Hadoop的CDH簡介


1.機器環境

    1.1配置:

       #centos 系統 內存:31G  CPU:24 存儲: 2T

       #三臺機器:

       A:10.90.3.81(H-namenode)
       B:10.90.3.82(H-datanode)
       C:10.90.3.83(H-datanode)

       #創建賬號:
        useradd hadoop -g hadoop

       #目錄結構:
        /data/cloud/(hadoop:hadoop)
hadoop -> /data/cloud/hadoop-2.6.0-cdh5.4.8
hadoop-2.6.0-cdh5.4.8
hive -> /data/cloud/hive-1.1.0-cdh5.4.8
hive-1.1.0-cdh5.4.8
spark -> /data/cloud/spark-1.3.0-cdh5.4.8-bin
spark-1.3.0-cdh5.4.8-bin
zookeeper -> /data/cloud/zookeeper-3.4.5-cdh5.4.8
zookeeper-3.4.5-cdh5.4.8

       #SSH免登錄:
        A -> B & C

        

  1.2軟件:  

      #yum install -y snappy 
                      snappy-devel 
                      autoconf 
                      automake 
                      libtool 
                      git  
                      gcc 
                      gcc-c++ 
                      make 
                      cmake 
                      openssl-devel
                      ncurses-devel 
                      bzip2-devel 


       rpm -aq|grep [snappy|autoconf|make|libtool|git|gcc|openssl|ncurses|bzip2]


   #jdk7(/usr/local)
http://download.oracle.com/otn-pub/java/jdk/7u79-b15/jdk-7u79-linux-x64.tar.gz 
      java -version


    #maven:(/usr/local/maven)
      http://ftp.cuhk.edu.hk/pub/packages/apache.org/maven/maven-3/3.3.9/binaries/apache-maven-3.3.9-bin.tar.gz
      mvn -version


    #ant(/usr/local/ant)
http://apache.01link.hk//ant/binaries/apache-ant-1.9.6-bin.tar.gz
ant -version


    #protobuf(/usr/local/protobuf)
        https://code.google.com/p/protobuf/downloads/list
  protoc  --version
        參考:http://blog.csdn.net/huguoping830623/article/details/45482725


    #snappy(/usr/local/snappy)
https://github.com/google/snappy/releases/download/1.1.3/snappy-1.1.3.tar.gz

參考:http://google.github.io/snappy/

2.Hadoop安裝

  2.1:hadoop編譯


    #hadoop(/data/src/hadoop-2.6.0-cdh5.4.8)

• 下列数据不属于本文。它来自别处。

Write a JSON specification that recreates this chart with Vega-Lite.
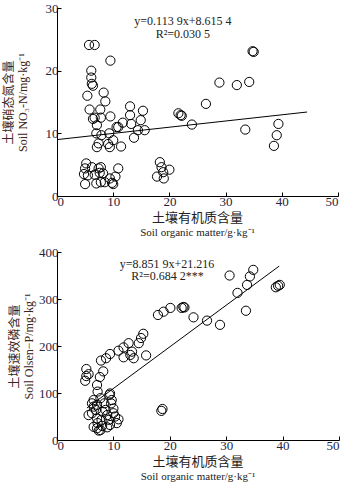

      http://archive.cloudera.com/cdh5/cdh/5/hadoop-2.6.0-cdh5.4.8-src.tar.gz
      mvn clean package -DskipTests -Pdist,native -Dtar -Dsnappy.lib=/usr/local/snappy/lib/  -Dbundle.snappy
/data/src/hadoop-2.6.0-cdh5.4.8/src/hadoop-dist/target/hadoop-2.6.0-cdh5.4.8.tar.gz
cp  /data/src/hadoop-2.6.0-cdh5.4.8/hadoop-2.6.0-cdh5.4.8.tar.gz   /data/cloud/
cd /data/cloud/
tar xvfz hadoop-2.6.0-cdh5.4.8.tar.gz 
ln -s /data/cloud/hadoop-2.6.0-cdh5.4.8  /data/cloud/hadoop
chown -R hadoop:hadoop  /data/cloud/
    

     #hadoop-snappy(/data/src/hadoop-snappy)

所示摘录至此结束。